• _PROBLEM STATEMENT_
Do any lines in the data below contain "that"? If so, copy every one of them.

• _DATASET SECTION_
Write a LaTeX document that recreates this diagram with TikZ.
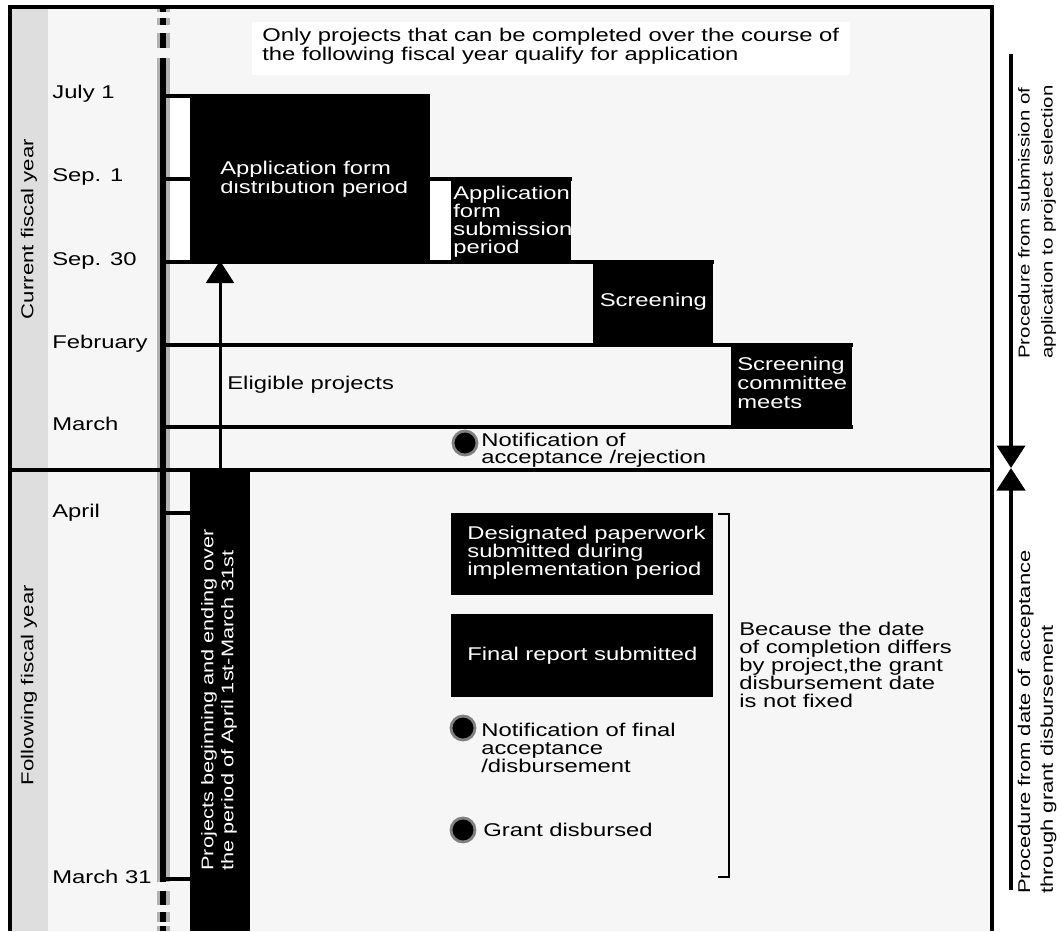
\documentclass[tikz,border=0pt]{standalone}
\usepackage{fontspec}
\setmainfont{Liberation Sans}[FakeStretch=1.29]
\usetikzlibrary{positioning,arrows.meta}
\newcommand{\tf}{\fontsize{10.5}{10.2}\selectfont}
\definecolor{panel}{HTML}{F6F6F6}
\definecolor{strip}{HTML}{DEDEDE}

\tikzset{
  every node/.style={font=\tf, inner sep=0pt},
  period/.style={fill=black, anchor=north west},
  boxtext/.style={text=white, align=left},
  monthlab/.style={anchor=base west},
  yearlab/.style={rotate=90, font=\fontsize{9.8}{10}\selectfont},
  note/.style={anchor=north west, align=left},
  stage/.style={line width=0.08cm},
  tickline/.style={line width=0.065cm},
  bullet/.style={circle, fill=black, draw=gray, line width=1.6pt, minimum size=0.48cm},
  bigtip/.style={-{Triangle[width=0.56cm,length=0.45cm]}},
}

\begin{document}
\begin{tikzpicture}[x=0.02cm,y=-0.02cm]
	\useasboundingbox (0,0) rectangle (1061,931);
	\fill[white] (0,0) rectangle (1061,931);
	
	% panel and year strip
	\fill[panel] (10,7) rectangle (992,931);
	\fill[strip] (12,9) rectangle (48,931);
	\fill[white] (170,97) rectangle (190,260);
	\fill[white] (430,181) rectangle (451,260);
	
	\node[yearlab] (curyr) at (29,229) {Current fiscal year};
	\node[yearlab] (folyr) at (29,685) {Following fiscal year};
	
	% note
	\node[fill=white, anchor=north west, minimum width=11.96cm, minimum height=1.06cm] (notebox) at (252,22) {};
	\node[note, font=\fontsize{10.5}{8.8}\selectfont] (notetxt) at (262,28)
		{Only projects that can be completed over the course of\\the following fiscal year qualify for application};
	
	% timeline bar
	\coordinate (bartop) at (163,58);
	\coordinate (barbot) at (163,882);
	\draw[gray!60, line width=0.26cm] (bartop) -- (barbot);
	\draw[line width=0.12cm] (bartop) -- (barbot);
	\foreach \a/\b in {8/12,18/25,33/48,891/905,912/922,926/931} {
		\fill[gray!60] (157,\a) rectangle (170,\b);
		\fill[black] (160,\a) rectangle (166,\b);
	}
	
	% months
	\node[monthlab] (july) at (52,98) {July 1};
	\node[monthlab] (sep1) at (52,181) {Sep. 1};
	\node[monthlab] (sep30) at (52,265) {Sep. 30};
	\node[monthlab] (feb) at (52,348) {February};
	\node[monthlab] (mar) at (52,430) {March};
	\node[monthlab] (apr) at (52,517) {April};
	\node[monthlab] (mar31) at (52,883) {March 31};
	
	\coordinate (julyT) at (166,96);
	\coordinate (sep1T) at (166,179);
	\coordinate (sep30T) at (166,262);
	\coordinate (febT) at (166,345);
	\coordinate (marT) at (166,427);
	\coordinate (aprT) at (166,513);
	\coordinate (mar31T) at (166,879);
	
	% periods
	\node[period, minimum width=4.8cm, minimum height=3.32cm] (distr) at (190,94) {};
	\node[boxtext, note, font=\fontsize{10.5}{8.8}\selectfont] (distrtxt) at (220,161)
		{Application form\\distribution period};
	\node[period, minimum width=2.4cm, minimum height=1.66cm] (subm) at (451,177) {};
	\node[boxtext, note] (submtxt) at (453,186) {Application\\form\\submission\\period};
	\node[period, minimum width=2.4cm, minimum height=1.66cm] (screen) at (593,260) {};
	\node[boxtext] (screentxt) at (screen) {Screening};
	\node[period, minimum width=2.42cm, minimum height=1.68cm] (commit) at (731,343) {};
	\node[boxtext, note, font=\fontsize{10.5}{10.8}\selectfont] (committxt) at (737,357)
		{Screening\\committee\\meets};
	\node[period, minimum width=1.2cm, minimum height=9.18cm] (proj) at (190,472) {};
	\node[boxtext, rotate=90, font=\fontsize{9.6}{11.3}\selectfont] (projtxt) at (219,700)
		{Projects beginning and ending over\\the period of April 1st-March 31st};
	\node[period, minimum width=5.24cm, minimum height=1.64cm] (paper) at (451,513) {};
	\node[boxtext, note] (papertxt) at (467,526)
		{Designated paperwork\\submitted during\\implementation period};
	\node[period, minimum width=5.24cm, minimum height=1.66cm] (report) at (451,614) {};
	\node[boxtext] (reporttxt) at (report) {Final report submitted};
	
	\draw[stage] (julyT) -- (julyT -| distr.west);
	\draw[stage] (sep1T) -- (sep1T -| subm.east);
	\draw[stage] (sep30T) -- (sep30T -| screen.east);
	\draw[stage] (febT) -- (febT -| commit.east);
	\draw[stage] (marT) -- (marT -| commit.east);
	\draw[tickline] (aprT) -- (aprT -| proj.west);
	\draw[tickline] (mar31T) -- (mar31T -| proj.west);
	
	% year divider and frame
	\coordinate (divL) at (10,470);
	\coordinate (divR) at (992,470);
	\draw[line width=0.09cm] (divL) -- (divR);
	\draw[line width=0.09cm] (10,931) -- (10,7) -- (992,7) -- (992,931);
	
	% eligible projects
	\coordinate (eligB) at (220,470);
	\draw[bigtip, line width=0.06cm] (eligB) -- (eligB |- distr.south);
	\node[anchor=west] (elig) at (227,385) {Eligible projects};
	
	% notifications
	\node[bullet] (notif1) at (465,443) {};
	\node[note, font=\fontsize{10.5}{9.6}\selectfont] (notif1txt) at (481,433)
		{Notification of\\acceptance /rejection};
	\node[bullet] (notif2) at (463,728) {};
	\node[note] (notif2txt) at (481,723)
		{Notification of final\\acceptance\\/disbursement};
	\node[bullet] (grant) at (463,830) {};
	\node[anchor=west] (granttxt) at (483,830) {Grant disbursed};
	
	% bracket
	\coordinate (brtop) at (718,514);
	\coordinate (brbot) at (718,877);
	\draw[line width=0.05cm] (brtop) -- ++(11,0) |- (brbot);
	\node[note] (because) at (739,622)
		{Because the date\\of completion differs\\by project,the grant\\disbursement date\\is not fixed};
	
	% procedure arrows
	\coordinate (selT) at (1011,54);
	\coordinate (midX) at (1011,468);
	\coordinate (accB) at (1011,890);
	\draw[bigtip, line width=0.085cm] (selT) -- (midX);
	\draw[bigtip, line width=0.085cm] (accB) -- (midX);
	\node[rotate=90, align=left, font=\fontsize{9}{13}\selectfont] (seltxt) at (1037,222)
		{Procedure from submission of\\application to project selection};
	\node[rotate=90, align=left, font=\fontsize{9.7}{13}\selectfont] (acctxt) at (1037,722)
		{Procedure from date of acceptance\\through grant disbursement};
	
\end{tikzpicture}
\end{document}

• _WRITTEN RESPONSE_
Write a LaTeX document that recreates this diagram with TikZ.
		{Only projects that can be completed over the course of\\the following fiscal year qualify for application};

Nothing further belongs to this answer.